The internal-combustion models sold by all of Land Rover’s three so-called ‘brand pillars’ – Range Rover, Discovery and Defender – will be available in only mild-hybrid and plug-in hybrid forms by 2025.
Autocar can also reveal the MLA-based models will have a new SOTA (software over the air) capability, with 14 ‘modules’ in the vehicle’s electrical architecture that are connected to the internet.
JLR says the new SOTA set-up will allow it to reduce warranty claims, avoid the need for some recalls, offer predictive servicing and even user-based insurance. Over-the-air feature upgrades for MLA models are also being planned, as well as “in-vehicle rewards and payments”. JLR is hoping to use data generated by real-world use of the new vehicles to inform future model development, too.
The first all-new JLR model is the Defender, which will arrive later this year and be made at the new Nitra plant in Slovakia. This is a challenging project for the British car maker because it is a new model, based on a new architecture and built in a new factory with a relatively new workforce. But as Autocar’s scoops have revealed, the new three-model Defender range has huge potential in the lucrative market for premium family SUVs.

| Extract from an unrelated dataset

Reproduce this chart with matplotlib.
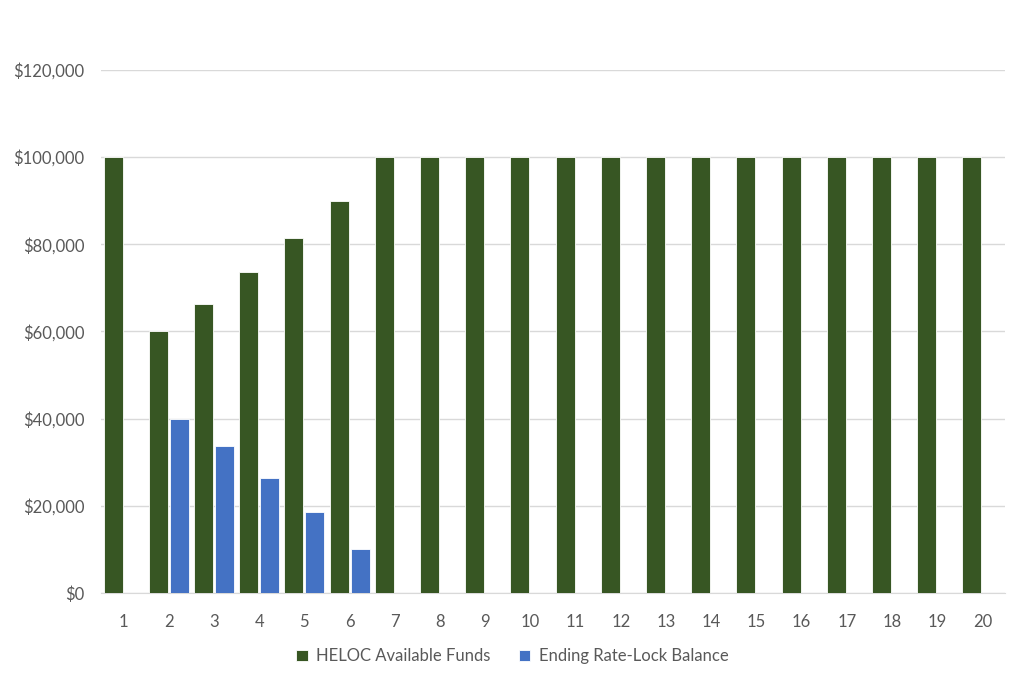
import matplotlib
matplotlib.use("Agg")
import matplotlib.pyplot as plt
import numpy as np

periods = list(range(1, 21))
heloc_funds = [100000, 60000, 66200, 73600, 81500, 90000] + [100000] * 14
rate_lock = [0, 40000, 33800, 26400, 18500, 10000] + [0] * 14
yticks = [0, 20000, 40000, 60000, 80000, 100000, 120000]

plt.rcParams['font.family'] = ['Lato', 'DejaVu Sans']

fig = plt.figure(figsize=(10.24, 6.82), dpi=100)
ax = fig.add_axes([0.0986, 0.1305, 0.8828, 0.7669])

x = np.array(periods)
w = 0.42
ax.bar(x - 0.232, heloc_funds, width=w, color='#375623', edgecolor='white',
       linewidth=0.6, label='HELOC Available Funds', zorder=3)
ax.bar(x + 0.232, rate_lock, width=w, color='#4472C4', edgecolor='white',
       linewidth=0.6, label='Ending Rate-Lock Balance', zorder=3)

ax.set_xlim(0.5, 20.5)
ax.set_ylim(0, 120000)
ax.set_xticks(x)
ax.set_xticklabels([str(p) for p in periods])
ax.set_yticks(yticks)
ax.set_yticklabels(['${:,}'.format(v) for v in yticks])
ax.tick_params(length=0, labelsize=12, colors='#595959')
ax.tick_params(axis='y', pad=12)
ax.tick_params(axis='x', pad=15)
ax.grid(axis='y', color='#d9d9d9', linewidth=1, zorder=0)
for s in ['top', 'right', 'left']:
    ax.spines[s].set_visible(False)
ax.spines['bottom'].set_color('#d9d9d9')

ax.legend(loc='upper center', bbox_to_anchor=(0.455, -0.077), ncol=2, frameon=False,
          fontsize=12, labelcolor='#595959', handlelength=0.7, handleheight=0.7,
          columnspacing=1.7, handletextpad=0.5)

fig.savefig('out.png', dpi=100)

The electric XJ, first reported by Autocar in 2015, replaces the outgoing XJ saloon, which has just ended a decade-long production run at the Castle Bromwich plant near Birmingham.
The new model – due in around 12 months – is expected to be an unashamed super-luxury car in the mould of more expensive Mercedes-Benz S-Class variants (setting it well apart from the ageing Tesla Model S), while also being more driver orientated.
JLR will be hoping that the XJ steals a march on premium EV rivals, offering a zero-emission luxury vehicle that’s ideal for East Asian megacities. Later on, plug-in petrol-electric versions of the XJ will be launched.
Next up at the remodelled Castle Bromwich plant will be the Jaguar J-Pace, which will be larger and more upmarket than the F-Pace. The J-Pace is also expected to be offered as a pure EV and is unlikely to be made public until early 2021.
The upcoming fifth member of the Range Rover family, due in late 2021 and scooped by Autocar in 2017, is also based on the MLA platform. It’s described on JLR documents as a “medium SUV” and is expected to sit between the Evoque and Velar.
It will be more road orientated and its smaller frontal area will ensure it will be the most economical member of the Range Rover family as well as the first all-electric Range Rover. Despite JLR registering the historic Road Rover nameplate, there’s no news on what name the showroom version will take.